Arabian Heavy crude from Manifa will displace almost 1 million barrels per day (mbpd) of lighter Saudi capacity hitherto available to the market, while the deep conversion refinery at Jubail will ensure that an additional 400,000 bpd of heavy crude is consumed domestically.
Aramco could not confirm that Manifa hit its planned 500,000 bpd target by the end of July, but there is little evidence to suggest it didn’t. The state oil giant began production in April, three months ahead of schedule, and has – aside from some serious delays to upstream schemes in 2008 – typically delivered marquee projects on time.
If everything is on track, Aramco should already have begun shutting down lighter production at aging fields, such as the supergiant Ghawar, to keep production capacity unchanged at 12 mbpd. By the time Manifa hits 900,000 bpd by the end of 2014, Aramco will have 2.4 mbpd of Arabian Heavy capacity – and about 1 mbpd less Arabian Light and Arabian Super Light.
There are obvious synergies between the new upstream increment and the 400,000 bpd refinery, but there is more to this than simply funneling Manifa’s heavy crude directly into Jubail.
For the time being, in fact, the refinery is running exclusively on Arabian Light, processing 120,000 bpd of the grade in its first crude unit and another 120,000 bpd once the second starts up.

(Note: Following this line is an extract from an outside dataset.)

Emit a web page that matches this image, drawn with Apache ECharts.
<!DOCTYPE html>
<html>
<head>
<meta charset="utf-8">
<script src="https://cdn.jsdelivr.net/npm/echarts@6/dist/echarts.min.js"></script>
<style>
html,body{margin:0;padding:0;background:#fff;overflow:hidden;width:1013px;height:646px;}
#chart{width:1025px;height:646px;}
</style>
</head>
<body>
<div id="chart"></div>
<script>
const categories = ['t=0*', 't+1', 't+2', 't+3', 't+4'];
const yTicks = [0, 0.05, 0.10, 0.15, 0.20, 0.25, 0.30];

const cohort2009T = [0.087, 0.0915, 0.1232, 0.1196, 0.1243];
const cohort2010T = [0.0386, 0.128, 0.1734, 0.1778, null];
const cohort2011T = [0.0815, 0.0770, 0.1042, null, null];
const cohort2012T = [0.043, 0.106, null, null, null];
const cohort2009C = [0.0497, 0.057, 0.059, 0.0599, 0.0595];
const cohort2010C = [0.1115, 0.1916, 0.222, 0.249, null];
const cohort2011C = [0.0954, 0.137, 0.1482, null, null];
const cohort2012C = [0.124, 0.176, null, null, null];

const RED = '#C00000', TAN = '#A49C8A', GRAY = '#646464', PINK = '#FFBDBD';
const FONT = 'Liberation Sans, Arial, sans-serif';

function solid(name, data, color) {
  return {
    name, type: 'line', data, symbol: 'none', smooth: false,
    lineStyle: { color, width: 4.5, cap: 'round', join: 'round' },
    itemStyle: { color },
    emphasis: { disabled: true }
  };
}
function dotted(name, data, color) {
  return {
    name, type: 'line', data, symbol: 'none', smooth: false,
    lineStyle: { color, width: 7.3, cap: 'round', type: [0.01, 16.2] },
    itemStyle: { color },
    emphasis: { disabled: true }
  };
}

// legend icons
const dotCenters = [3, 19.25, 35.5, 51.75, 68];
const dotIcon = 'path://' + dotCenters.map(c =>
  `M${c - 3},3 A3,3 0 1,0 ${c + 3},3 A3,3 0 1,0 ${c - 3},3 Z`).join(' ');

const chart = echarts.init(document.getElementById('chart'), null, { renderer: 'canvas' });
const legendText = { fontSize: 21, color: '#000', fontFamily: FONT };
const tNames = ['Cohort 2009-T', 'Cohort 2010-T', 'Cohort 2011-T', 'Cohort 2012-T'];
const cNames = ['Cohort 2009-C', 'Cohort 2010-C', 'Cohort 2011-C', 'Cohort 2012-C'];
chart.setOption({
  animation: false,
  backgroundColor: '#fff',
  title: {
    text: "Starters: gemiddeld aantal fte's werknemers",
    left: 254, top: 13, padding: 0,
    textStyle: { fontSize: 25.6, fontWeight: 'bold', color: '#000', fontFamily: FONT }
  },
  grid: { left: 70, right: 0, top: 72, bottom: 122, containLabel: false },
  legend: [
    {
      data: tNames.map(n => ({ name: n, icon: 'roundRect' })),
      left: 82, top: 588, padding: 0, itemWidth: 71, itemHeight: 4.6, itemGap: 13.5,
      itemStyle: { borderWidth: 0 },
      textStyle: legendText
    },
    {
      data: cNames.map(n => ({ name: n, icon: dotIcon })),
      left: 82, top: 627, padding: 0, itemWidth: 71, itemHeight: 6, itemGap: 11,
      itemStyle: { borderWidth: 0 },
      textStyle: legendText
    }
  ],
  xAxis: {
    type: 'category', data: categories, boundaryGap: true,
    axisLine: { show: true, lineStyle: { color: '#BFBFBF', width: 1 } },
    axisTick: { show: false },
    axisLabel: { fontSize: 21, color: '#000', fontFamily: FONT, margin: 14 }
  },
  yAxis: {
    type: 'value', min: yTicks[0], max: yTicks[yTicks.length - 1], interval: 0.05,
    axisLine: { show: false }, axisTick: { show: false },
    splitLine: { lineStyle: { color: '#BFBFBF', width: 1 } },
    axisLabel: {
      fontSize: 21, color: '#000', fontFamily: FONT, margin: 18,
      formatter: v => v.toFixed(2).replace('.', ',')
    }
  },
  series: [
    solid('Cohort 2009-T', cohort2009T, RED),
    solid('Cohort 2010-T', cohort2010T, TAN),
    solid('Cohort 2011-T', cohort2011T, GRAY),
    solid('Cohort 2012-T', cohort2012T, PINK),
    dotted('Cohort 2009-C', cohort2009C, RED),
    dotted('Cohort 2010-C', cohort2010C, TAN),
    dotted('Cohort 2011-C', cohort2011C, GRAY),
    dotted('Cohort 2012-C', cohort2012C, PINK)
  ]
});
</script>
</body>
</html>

Jubail will switch from Arabian Light only when its coker plant, which converts residual fuel into higher value products, is ready to go, and even then will run 28° API, 3 per cent sulphur Arabian Heavy blend rather than specifically Manifa crude.
“Getting light feed in the beginning reduces the heavy ends, which from an economic point of view is okay, and from a technical point of view allows you to commission the downstream units,” one source involved in the project says. The coker plant was expected to be on line by the end of September, the source added, although industry sources now say start-up is running slightly behind schedule.

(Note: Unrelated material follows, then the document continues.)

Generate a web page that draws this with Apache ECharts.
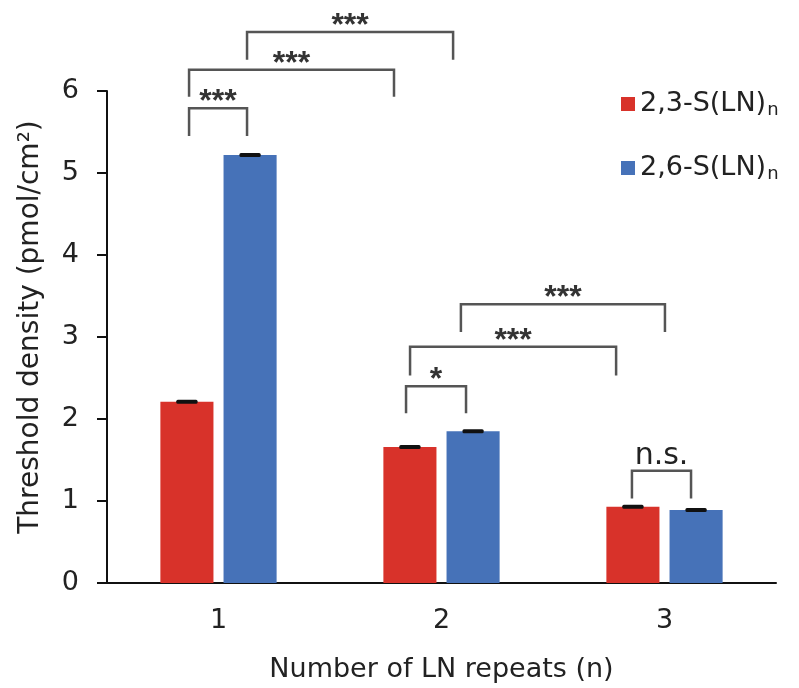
<!DOCTYPE html>
<html><head><meta charset="utf-8">
<script src="https://cdn.jsdelivr.net/npm/echarts@6/dist/echarts.min.js"></script>
<style>html,body{margin:0;padding:0;background:#fff}#c{width:799px;height:688px}</style>
</head><body><div id="c"></div>
<script>
// ---- data ----
const categories = ['1', '2', '3'];
const seriesNames = ['2,3-S(LN)', '2,6-S(LN)'];
const subscript = 'n';
const values23 = [2.21, 1.66, 0.93];
const values26 = [5.22, 1.85, 0.89];
const err23 = [0.015, 0.015, 0.012];
const err26 = [0.015, 0.012, 0.012];
const yMin = 0, yMax = 6, yStep = 1;
// significance brackets: [x start, x end, top level, left leg end, right leg end] (x in category units, 0 = first category)
const brackets = [
  [-0.132, 0.128, 5.79, 5.45, 5.45],
  [-0.132, 0.787, 6.26, 5.93, 5.93],
  [0.128, 1.052, 6.72, 6.38, 6.38],
  [0.841, 1.110, 2.40, 2.07, 2.07],
  [0.859, 1.783, 2.88, 2.53, 2.53],
  [1.087, 2.002, 3.40, 3.06, 3.06],
  [1.854, 2.119, 1.37, 1.03, 1.03]
];
const bracketLabels = ['***', '***', '***', '*', '***', '***', 'n.s.'];
const xTitle = 'Number of LN repeats (n)';
const yTitle = 'Threshold density (pmol/cm\u00B2)';

// ---- style ----
const RED = '#D8322A', BLUE = '#4672B8';
const BAR_FRAC = 0.238, GAP_FRAC = 0.19;
const FONT = '"DejaVu Sans", sans-serif';

function errRender(sign) {
  return function (params, api) {
    const ci = api.value(0), v = api.value(1), e = api.value(2);
    const band = api.size([1, 0])[0];
    const bw = band * BAR_FRAC, gap = bw * GAP_FRAC;
    const cx = api.coord([ci, v])[0] + sign * (bw + gap) / 2;
    const yHi = api.coord([ci, v + e])[1], yLo = api.coord([ci, v - e])[1];
    const hw = bw * 0.2;
    const h = Math.max(yLo - yHi, 4);
    return { type: 'rect', shape: { x: cx - hw, y: (yHi + yLo) / 2 - h / 2, width: 2 * hw, height: h, r: 1.5 }, style: { fill: '#111' } };
  };
}

function bracketRender(params, api) {
  const x1 = api.value(0), x2 = api.value(1), yt = api.value(2), l1 = api.value(3), l2 = api.value(4);
  const p1 = api.coord([x1, l1]), p2 = api.coord([x1, yt]), p3 = api.coord([x2, yt]), p4 = api.coord([x2, l2]);
  const label = bracketLabels[params.dataIndex];
  const isNS = label === 'n.s.';
  return {
    type: 'group', children: [
      { type: 'polyline', shape: { points: [p1, p2, p3, p4] }, style: { stroke: '#555', lineWidth: 2.5, fill: null } },
      { type: 'text', x: (p2[0] + p3[0]) / 2, y: p2[1] - (isNS ? 14 : 6),
        style: { text: label, align: 'center', verticalAlign: 'middle',
          font: isNS ? '30px "DejaVu Sans"' : 'bold 32px "Liberation Sans"', fill: isNS ? '#222' : '#333' } }
    ]
  };
}

const chart = echarts.init(document.getElementById('c'), null, { renderer: 'canvas' });
chart.setOption({
  animation: false,
  grid: { left: 107, right: 23, top: 91, bottom: 103, containLabel: false },
  legend: {
    orient: 'vertical', left: 616, top: 84, itemWidth: 14, itemHeight: 14, itemGap: 34, icon: 'rect',
    data: seriesNames,
    formatter: function (name) { return '{a|' + name + '}{n|' + subscript + '}'; },
    textStyle: {
      rich: {
        a: { fontFamily: FONT, fontSize: 27, color: '#222', lineHeight: 30 },
        n: { fontFamily: FONT, fontSize: 18, color: '#222', lineHeight: 30, padding: [12, 0, 0, 1] }
      }
    }
  },
  xAxis: [
    {
      type: 'category', data: categories,
      axisLine: { onZero: false, lineStyle: { color: '#111', width: 2 } },
      axisTick: { show: false },
      axisLabel: { fontFamily: FONT, fontSize: 27, color: '#222', margin: 24 },
      name: xTitle, nameLocation: 'middle', nameGap: 73,
      nameTextStyle: { fontFamily: FONT, fontSize: 27, color: '#222' }
    },
    { type: 'value', min: -0.5, max: 2.5, show: false }
  ],
  yAxis: {
    type: 'value', min: yMin, max: yMax, interval: yStep,
    axisLine: { show: true, onZero: false, lineStyle: { color: '#111', width: 2 } },
    axisTick: { show: true, length: 10, lineStyle: { color: '#111', width: 2 } },
    splitLine: { show: false },
    axisLabel: { fontFamily: FONT, fontSize: 27, color: '#222', margin: 28 },
    name: yTitle, nameLocation: 'middle', nameGap: 62, nameRotate: 90,
    nameTextStyle: { fontFamily: FONT, fontSize: 28, color: '#222', padding: [0, 0, 0, 20] }
  },
  series: [
    { name: seriesNames[0], type: 'bar', data: values23, barWidth: (BAR_FRAC * 100) + '%', barGap: (GAP_FRAC * 100) + '%', itemStyle: { color: RED } },
    { name: seriesNames[1], type: 'bar', data: values26, barWidth: (BAR_FRAC * 100) + '%', barGap: (GAP_FRAC * 100) + '%', itemStyle: { color: BLUE } },
    { type: 'custom', renderItem: errRender(-1), data: values23.map((v, i) => [i, v, err23[i]]), encode: { x: 0, y: 1 }, z: 5 },
    { type: 'custom', renderItem: errRender(1), data: values26.map((v, i) => [i, v, err26[i]]), encode: { x: 0, y: 1 }, z: 5 },
    { type: 'custom', xAxisIndex: 1, renderItem: bracketRender, data: brackets, encode: { x: [0, 1], y: [2, 3, 4] }, clip: false, z: 6 }
  ]
});
</script>
</body></html>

Longer term, Aramco’s decision to bolster its heavy crude output looks prescient. Even before the boom in US light, tight oil production, Riyadh had been questioning whether the market needed more Saudi crude before the end of this decade.
With its series of new refinery projects, the kingdom has guaranteed at least 1.2 mbpd of incremental demand for Arabian Heavy and Arabian Medium by 2016, even if it does not increase overall crude exports much above their current average of 7.4 mbpd.

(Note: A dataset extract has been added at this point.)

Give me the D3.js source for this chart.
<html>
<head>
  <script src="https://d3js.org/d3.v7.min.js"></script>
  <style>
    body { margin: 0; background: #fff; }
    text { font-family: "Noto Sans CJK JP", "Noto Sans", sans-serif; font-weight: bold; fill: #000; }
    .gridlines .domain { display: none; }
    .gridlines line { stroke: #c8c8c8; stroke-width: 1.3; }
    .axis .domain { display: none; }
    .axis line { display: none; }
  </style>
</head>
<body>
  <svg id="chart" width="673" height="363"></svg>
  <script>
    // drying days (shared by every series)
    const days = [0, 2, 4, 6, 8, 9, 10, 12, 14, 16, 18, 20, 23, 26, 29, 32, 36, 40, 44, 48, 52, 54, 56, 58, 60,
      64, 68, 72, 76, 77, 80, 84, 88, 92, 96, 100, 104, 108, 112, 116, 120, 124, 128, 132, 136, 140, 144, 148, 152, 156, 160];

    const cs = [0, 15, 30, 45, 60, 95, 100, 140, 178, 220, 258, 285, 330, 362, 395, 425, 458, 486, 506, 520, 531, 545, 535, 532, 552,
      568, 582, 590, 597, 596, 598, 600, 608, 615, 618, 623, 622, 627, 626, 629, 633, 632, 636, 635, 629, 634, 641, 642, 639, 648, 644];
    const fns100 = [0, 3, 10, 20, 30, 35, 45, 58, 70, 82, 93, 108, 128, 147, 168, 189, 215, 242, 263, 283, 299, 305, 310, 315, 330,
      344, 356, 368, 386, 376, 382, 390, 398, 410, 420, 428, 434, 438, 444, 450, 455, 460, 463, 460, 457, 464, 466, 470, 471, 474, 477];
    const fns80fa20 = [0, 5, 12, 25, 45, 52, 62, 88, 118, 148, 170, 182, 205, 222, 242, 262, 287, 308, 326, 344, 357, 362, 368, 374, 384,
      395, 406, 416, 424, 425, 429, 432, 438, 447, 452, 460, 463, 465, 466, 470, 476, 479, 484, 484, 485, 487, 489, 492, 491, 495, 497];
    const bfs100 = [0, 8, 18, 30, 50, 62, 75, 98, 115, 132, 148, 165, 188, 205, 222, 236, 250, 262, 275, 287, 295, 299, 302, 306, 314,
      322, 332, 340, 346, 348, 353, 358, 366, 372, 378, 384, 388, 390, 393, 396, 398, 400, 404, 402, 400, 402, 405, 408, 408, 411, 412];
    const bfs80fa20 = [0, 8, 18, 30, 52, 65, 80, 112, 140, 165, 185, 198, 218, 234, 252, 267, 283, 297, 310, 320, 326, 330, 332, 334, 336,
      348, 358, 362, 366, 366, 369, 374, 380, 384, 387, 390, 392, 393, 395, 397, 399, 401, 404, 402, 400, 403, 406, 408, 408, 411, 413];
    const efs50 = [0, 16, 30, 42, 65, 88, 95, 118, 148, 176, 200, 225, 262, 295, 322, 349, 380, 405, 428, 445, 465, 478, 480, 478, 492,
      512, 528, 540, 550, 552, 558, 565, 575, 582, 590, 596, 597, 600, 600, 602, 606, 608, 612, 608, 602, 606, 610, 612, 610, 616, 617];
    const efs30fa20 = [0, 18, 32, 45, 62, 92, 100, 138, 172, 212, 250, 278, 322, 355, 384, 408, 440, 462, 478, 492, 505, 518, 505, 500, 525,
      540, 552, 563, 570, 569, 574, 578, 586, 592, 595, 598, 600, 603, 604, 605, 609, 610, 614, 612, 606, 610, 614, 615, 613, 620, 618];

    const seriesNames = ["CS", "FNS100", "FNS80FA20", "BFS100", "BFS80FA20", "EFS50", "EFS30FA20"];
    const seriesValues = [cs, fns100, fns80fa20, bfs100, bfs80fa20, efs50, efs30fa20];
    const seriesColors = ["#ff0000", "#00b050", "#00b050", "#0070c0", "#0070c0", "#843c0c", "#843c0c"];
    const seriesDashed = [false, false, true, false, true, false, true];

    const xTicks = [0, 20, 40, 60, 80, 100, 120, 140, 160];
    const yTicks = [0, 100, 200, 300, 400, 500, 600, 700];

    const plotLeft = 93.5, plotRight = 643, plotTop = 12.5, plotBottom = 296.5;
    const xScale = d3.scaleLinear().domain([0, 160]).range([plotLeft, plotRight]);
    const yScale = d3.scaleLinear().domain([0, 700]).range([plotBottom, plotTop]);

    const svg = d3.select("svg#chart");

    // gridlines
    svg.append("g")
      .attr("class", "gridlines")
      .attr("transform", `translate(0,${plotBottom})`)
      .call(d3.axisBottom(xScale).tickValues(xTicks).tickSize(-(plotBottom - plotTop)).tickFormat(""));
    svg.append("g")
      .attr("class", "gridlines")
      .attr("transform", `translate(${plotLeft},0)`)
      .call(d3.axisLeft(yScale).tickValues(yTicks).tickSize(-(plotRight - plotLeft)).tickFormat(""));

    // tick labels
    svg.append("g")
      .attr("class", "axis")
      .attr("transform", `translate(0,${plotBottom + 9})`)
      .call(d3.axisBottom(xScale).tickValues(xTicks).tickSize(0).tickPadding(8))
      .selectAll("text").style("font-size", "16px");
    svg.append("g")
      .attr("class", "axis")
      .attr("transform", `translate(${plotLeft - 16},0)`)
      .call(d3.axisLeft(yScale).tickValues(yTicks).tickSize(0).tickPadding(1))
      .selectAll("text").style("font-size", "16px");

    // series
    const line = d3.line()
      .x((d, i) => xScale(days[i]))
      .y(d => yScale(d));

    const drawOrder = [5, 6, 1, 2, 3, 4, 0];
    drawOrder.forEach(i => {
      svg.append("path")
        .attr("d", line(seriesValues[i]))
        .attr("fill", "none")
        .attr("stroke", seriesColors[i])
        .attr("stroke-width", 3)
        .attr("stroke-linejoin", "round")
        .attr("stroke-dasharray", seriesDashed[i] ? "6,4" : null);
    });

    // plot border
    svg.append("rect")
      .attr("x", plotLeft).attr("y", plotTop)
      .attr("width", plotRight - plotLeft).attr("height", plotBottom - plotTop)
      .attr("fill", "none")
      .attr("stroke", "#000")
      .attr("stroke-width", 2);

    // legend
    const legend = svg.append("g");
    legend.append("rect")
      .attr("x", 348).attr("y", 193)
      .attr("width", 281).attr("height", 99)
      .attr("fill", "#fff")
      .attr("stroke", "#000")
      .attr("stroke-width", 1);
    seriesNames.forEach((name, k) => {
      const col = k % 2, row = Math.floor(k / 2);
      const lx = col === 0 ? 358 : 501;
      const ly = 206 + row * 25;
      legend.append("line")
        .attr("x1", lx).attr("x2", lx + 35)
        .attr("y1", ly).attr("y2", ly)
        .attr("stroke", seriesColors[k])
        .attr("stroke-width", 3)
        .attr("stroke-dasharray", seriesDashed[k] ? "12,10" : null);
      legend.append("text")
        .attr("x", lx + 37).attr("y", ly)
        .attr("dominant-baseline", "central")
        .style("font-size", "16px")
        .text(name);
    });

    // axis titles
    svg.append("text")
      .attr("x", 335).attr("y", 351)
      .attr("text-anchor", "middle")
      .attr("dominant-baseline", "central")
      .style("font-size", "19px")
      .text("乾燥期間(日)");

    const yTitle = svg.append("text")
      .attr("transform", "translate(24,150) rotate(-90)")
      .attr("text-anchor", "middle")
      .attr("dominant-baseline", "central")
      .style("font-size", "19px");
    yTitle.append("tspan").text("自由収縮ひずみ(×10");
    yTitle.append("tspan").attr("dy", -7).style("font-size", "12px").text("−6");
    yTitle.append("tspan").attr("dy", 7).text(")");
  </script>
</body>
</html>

In addition to Jubail, Aramco will next year start the 400,000 bpd Yanbu refinery, which will run on Arabian Heavy, and another 400,000 bpd facility in Jazan in 2016 to run on Arabian Heavy and Arabian Medium. That will take internal consumption capacity for Saudi crude to 3.3 mbpd – and possibly higher if the kingdom continues to direct-burn some 500,000 bpd of crude in power plants. Clearly not all products from these refineries will be consumed domestically – Jubail joint-venture partner Total, for example, plans to export its 37.5 per cent share of the refinery’s gasoline, naphtha, middle distillates and petcoke.